China trade votes sought

White House unveils big monitoring effort to force compliance

`Intensive enforcement'

Critics on the Hill unimpressed with bid to swing votes

May 04, 2000|By Karen Hosler | Karen Hosler,SUN NATIONAL STAFF

WASHINGTON -- Bargaining to secure votes in the House of Representatives for the China trade bill accelerated yesterday as the Clinton administration unveiled what it described as the most ambitious monitoring effort ever to make sure that China complies with its trade commitments.

Treasury Secretary Lawrence Summers called the plan "the most intensive enforcement and compliance effort ever mounted for a single trade agreement."

The enforcement initiative is intended to ease the concerns of lawmakers who complain that there are no compliance guarantees in the agreement negotiated last year that governs the terms of China's entrance into the World Trade Organization. Past trade promises by Chinese negotiators have often been broken, congressional critics say.

"Their track record, frankly, is mixed," Commerce Secretary William M. Daley acknowledged to the House Ways and Means Committee yesterday. But he said he is setting up a team of monitors in Washington and China that will be "very aggressive at making sure China lives up to the deal."

A newly designated deputy assistant commerce secretary for China will oversee the effort, which will monitor trade patterns, quickly investigate complaints and inform U.S. companies of their legal rights as well as opportunities presented by China's entrance into the WTO.

Staunch critics of China's trade performance were unimpressed by the proposal.

"This is just an admission by the administration that they have no way to make China live up to its commitments," said Rep. Nancy Pelosi, a California Democrat and leading opponent of the China trade bill.

Effort to swing votes

But the enforcement initiative could swing a few votes, particularly when combined with a program intended to pressure China on issues such as human rights, workers' rights and the environment, supporters of the measure say.

"I think it will help, but it's going to be part of a larger picture," said Rep. Robert T. Matsui, a California Democrat who is among the bill's leading supporters.

Congressional approval is not needed for China to enter the World Trade Organization. But as its part of the bargain, the Clinton administration promised to try to win approval from Congress to normalize trade relations with China on a permanent basis, doing away with the requirement for annual renewal.

Nearly every U.S. trading partner now enjoys the permanent status China is seeking.

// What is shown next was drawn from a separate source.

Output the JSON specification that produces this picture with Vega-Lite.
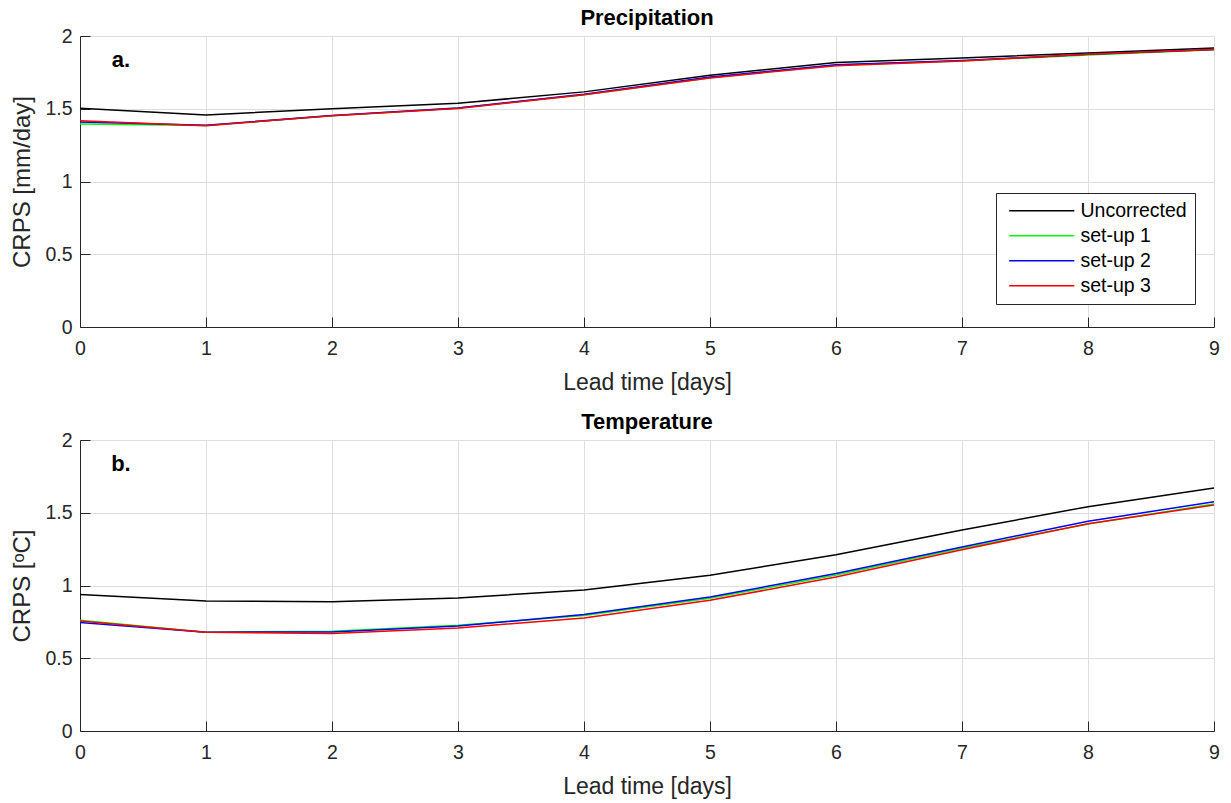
{
  "$schema": "https://vega.github.io/schema/vega-lite/v6.json",
  "background": "white",
  "padding": {"left": 10, "top": 7, "right": 12, "bottom": 2},
  "spacing": 16,
  "datasets": {
    "precip": [
      {"lead": 0, "series": "Uncorrected", "crps": 1.503},
      {"lead": 1, "series": "Uncorrected", "crps": 1.457},
      {"lead": 2, "series": "Uncorrected", "crps": 1.500},
      {"lead": 3, "series": "Uncorrected", "crps": 1.537},
      {"lead": 4, "series": "Uncorrected", "crps": 1.616},
      {"lead": 5, "series": "Uncorrected", "crps": 1.731},
      {"lead": 6, "series": "Uncorrected", "crps": 1.818},
      {"lead": 7, "series": "Uncorrected", "crps": 1.848},
      {"lead": 8, "series": "Uncorrected", "crps": 1.884},
      {"lead": 9, "series": "Uncorrected", "crps": 1.917},
      {"lead": 0, "series": "set-up 1", "crps": 1.395},
      {"lead": 1, "series": "set-up 1", "crps": 1.385},
      {"lead": 2, "series": "set-up 1", "crps": 1.452},
      {"lead": 3, "series": "set-up 1", "crps": 1.505},
      {"lead": 4, "series": "set-up 1", "crps": 1.597},
      {"lead": 5, "series": "set-up 1", "crps": 1.713},
      {"lead": 6, "series": "set-up 1", "crps": 1.800},
      {"lead": 7, "series": "set-up 1", "crps": 1.828},
      {"lead": 8, "series": "set-up 1", "crps": 1.870},
      {"lead": 9, "series": "set-up 1", "crps": 1.905},
      {"lead": 0, "series": "set-up 2", "crps": 1.409},
      {"lead": 1, "series": "set-up 2", "crps": 1.386},
      {"lead": 2, "series": "set-up 2", "crps": 1.453},
      {"lead": 3, "series": "set-up 2", "crps": 1.505},
      {"lead": 4, "series": "set-up 2", "crps": 1.600},
      {"lead": 5, "series": "set-up 2", "crps": 1.718},
      {"lead": 6, "series": "set-up 2", "crps": 1.803},
      {"lead": 7, "series": "set-up 2", "crps": 1.831},
      {"lead": 8, "series": "set-up 2", "crps": 1.874},
      {"lead": 9, "series": "set-up 2", "crps": 1.908},
      {"lead": 0, "series": "set-up 3", "crps": 1.418},
      {"lead": 1, "series": "set-up 3", "crps": 1.384},
      {"lead": 2, "series": "set-up 3", "crps": 1.452},
      {"lead": 3, "series": "set-up 3", "crps": 1.502},
      {"lead": 4, "series": "set-up 3", "crps": 1.596},
      {"lead": 5, "series": "set-up 3", "crps": 1.712},
      {"lead": 6, "series": "set-up 3", "crps": 1.796},
      {"lead": 7, "series": "set-up 3", "crps": 1.829},
      {"lead": 8, "series": "set-up 3", "crps": 1.874},
      {"lead": 9, "series": "set-up 3", "crps": 1.907}
    ],
    "temp": [
      {"lead": 0, "series": "Uncorrected", "crps": 0.939},
      {"lead": 1, "series": "Uncorrected", "crps": 0.893},
      {"lead": 2, "series": "Uncorrected", "crps": 0.889},
      {"lead": 3, "series": "Uncorrected", "crps": 0.914},
      {"lead": 4, "series": "Uncorrected", "crps": 0.969},
      {"lead": 5, "series": "Uncorrected", "crps": 1.070},
      {"lead": 6, "series": "Uncorrected", "crps": 1.211},
      {"lead": 7, "series": "Uncorrected", "crps": 1.381},
      {"lead": 8, "series": "Uncorrected", "crps": 1.542},
      {"lead": 9, "series": "Uncorrected", "crps": 1.670},
      {"lead": 0, "series": "set-up 1", "crps": 0.761},
      {"lead": 1, "series": "set-up 1", "crps": 0.679},
      {"lead": 2, "series": "set-up 1", "crps": 0.686},
      {"lead": 3, "series": "set-up 1", "crps": 0.727},
      {"lead": 4, "series": "set-up 1", "crps": 0.793},
      {"lead": 5, "series": "set-up 1", "crps": 0.912},
      {"lead": 6, "series": "set-up 1", "crps": 1.072},
      {"lead": 7, "series": "set-up 1", "crps": 1.256},
      {"lead": 8, "series": "set-up 1", "crps": 1.423},
      {"lead": 9, "series": "set-up 1", "crps": 1.560},
      {"lead": 0, "series": "set-up 2", "crps": 0.745},
      {"lead": 1, "series": "set-up 2", "crps": 0.679},
      {"lead": 2, "series": "set-up 2", "crps": 0.681},
      {"lead": 3, "series": "set-up 2", "crps": 0.722},
      {"lead": 4, "series": "set-up 2", "crps": 0.800},
      {"lead": 5, "series": "set-up 2", "crps": 0.921},
      {"lead": 6, "series": "set-up 2", "crps": 1.083},
      {"lead": 7, "series": "set-up 2", "crps": 1.265},
      {"lead": 8, "series": "set-up 2", "crps": 1.441},
      {"lead": 9, "series": "set-up 2", "crps": 1.576},
      {"lead": 0, "series": "set-up 3", "crps": 0.756},
      {"lead": 1, "series": "set-up 3", "crps": 0.678},
      {"lead": 2, "series": "set-up 3", "crps": 0.670},
      {"lead": 3, "series": "set-up 3", "crps": 0.708},
      {"lead": 4, "series": "set-up 3", "crps": 0.777},
      {"lead": 5, "series": "set-up 3", "crps": 0.898},
      {"lead": 6, "series": "set-up 3", "crps": 1.058},
      {"lead": 7, "series": "set-up 3", "crps": 1.246},
      {"lead": 8, "series": "set-up 3", "crps": 1.425},
      {"lead": 9, "series": "set-up 3", "crps": 1.553}
    ]
  },
  "vconcat": [
    {
      "width": 1134,
      "height": 291,
      "title": {"text": "Precipitation"},
      "layer": [
        {
          "data": {"name": "precip"},
          "mark": {"type": "line", "strokeWidth": 1.5, "clip": true},
          "encoding": {
            "x": {"field": "lead", "type": "quantitative", "title": "Lead time [days]",
                  "scale": {"domain": [0, 9], "nice": false},
                  "axis": {"values": [0, 1, 2, 3, 4, 5, 6, 7, 8, 9], "format": "d"}},
            "y": {"field": "crps", "type": "quantitative", "title": "CRPS [mm/day]",
                  "scale": {"domain": [0, 2], "nice": false},
                  "axis": {"values": [0, 0.5, 1, 1.5, 2], "format": ".1~f"}},
            "color": {"field": "series", "type": "nominal", "title": null,
                      "scale": {"domain": ["Uncorrected", "set-up 1", "set-up 2", "set-up 3"],
                                "range": ["#000000", "#00ff00", "#0000ff", "#ff0000"]},
                      "legend": {"orient": "none", "legendX": 916, "legendY": 157}}
          }
        },
        {
          "data": {"values": [{"lead": 0.325, "crps": 1.835, "tag": "a."}]},
          "mark": {"type": "text", "fontWeight": "bold", "fontSize": 22, "font": "Liberation Sans", "align": "center", "baseline": "middle", "color": "#000000"},
          "encoding": {
            "x": {"field": "lead", "type": "quantitative"},
            "y": {"field": "crps", "type": "quantitative"},
            "text": {"field": "tag"}
          }
        }
      ]
    },
    {
      "width": 1134,
      "height": 291,
      "title": {"text": "Temperature"},
      "layer": [
        {
          "data": {"name": "temp"},
          "mark": {"type": "line", "strokeWidth": 1.5, "clip": true},
          "encoding": {
            "x": {"field": "lead", "type": "quantitative", "title": "Lead time [days]",
                  "scale": {"domain": [0, 9], "nice": false},
                  "axis": {"values": [0, 1, 2, 3, 4, 5, 6, 7, 8, 9], "format": "d"}},
            "y": {"field": "crps", "type": "quantitative", "title": "CRPS [ᵒC]",
                  "scale": {"domain": [0, 2], "nice": false},
                  "axis": {"values": [0, 0.5, 1, 1.5, 2], "format": ".1~f"}},
            "color": {"field": "series", "type": "nominal",
                      "scale": {"domain": ["Uncorrected", "set-up 1", "set-up 2", "set-up 3"],
                                "range": ["#000000", "#00ff00", "#0000ff", "#ff0000"]},
                      "legend": null}
          }
        },
        {
          "data": {"values": [{"lead": 0.325, "crps": 1.835, "tag": "b."}]},
          "mark": {"type": "text", "fontWeight": "bold", "fontSize": 22, "font": "Liberation Sans", "align": "center", "baseline": "middle", "color": "#000000"},
          "encoding": {
            "x": {"field": "lead", "type": "quantitative"},
            "y": {"field": "crps", "type": "quantitative"},
            "text": {"field": "tag"}
          }
        }
      ]
    }
  ],
  "resolve": {"legend": {"color": "independent"}},
  "config": {
    "view": {"stroke": null},
    "font": "Liberation Sans",
    "title": {"font": "Liberation Sans", "fontSize": 22, "fontWeight": "bold", "color": "#000000", "anchor": "middle", "frame": "group", "offset": -4},
    "axis": {
      "labelFont": "Liberation Sans",
      "labelFontSize": 19.5,
      "labelColor": "#262626",
      "titleFont": "Liberation Sans",
      "titleFontSize": 23,
      "titleFontWeight": "normal",
      "titleColor": "#262626",
      "domainColor": "#262626",
      "domainWidth": 1,
      "tickColor": "#262626",
      "tickSize": -10,
      "tickWidth": 1,
      "gridColor": "#dedede",
      "gridWidth": 1,
      "labelFlush": false,
      "labelOverlap": false
    },
    "axisX": {"labelPadding": 22, "titlePadding": 14},
    "axisY": {"labelPadding": 18, "titlePadding": 10, "titleFontSize": 24},
    "legend": {
      "symbolType": "M-4,0H4",
      "symbolSize": 265,
      "symbolOffset": 28,
      "symbolStrokeWidth": 1.5,
      "labelFont": "Liberation Sans",
      "labelFontSize": 19.5,
      "labelColor": "#000000",
      "labelOffset": 29,
      "strokeColor": "#262626",
      "fillColor": "#ffffff",
      "padding": 8,
      "rowPadding": 4
    }
  }
}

If Congress does not pass the legislation, U.S. businesses and farmers would not be able take advantage of the expanded access to lucrative Chinese markets negotiated in the agreement last year. But China would continue to have access to U.S. markets, which consume about one-third of China's exports.

"This is a one-way street -- an unprecedented opening of markets in China with no further opening of American markets," Summers told the Ways and Means panel. "To forgo the opportunity ... would be folly."

An unusual alliance of conservative Republicans and liberal Democrats argues, however, that the United States should not surrender any leverage it might have to curb Chinese human rights abuses in order to gain potential economic rewards.

"Right smack in the middle of this debate, the Chinese government continues to arrest and imprison people because of their faith," said Rep. Frank R. Wolf, a Virginia Republican. "I am concerned that we in the U.S. have become so enamored with China's prospective market that we are on the verge of ignoring history, of ignoring China's abysmal human rights record, and of ignoring the threats China poses to U.S. national security."

Even so, Senate approval of the measure to grant permanent normal trade relations to China is considered assured. Clinton administration officials, as well as Republican congressional leaders who support them on the trade bill, are increasingly confident about their ability to win at least narrow backing for the China trade bill when the sharply divided House takes up the measure late this month.

The two top Democratic leaders in the House, Richard A. Gephardt of Missouri and David E. Bonior of Michigan, oppose the trade bill. But Matsui said 70 to 80 Democrats -- out of 212 -- would likely join 140 to 160 Republicans to reach the total of 218 votes required for passage.

But approval won't be assured in the House until the myriad concerns of a wide array of lawmakers in both parties are addressed.

Cardin wavering

Among those still wavering is Baltimore Democrat Benjamin L. Cardin, who along with other undecided lawmakers met with President Clinton at the White House on Tuesday to discuss the conditions needed to gain their support.

For Cardin, those conditions deal with human rights, labor rights and stricter enforcement of laws that prevent cheap foreign steel from being dumped on U.S. markets.

"I was very impressed," Cardin said. "The president was very knowledgeable about what I wanted, and he said would he try to get it,"

The Clinton administration is partly addressing the concerns of Cardin and other Democrats by backing a proposal developed by Rep. Sander M. Levin, a Michigan Democrat, that would create a commission to monitor workers' rights in China and recommend sanctions in cases of abuses.

In legislation that would be passed in tandem with the trade bill, Levin also calls for greater monitoring of China's compliance with the WTO agreement, in which it commits itself to lowering trade barriers.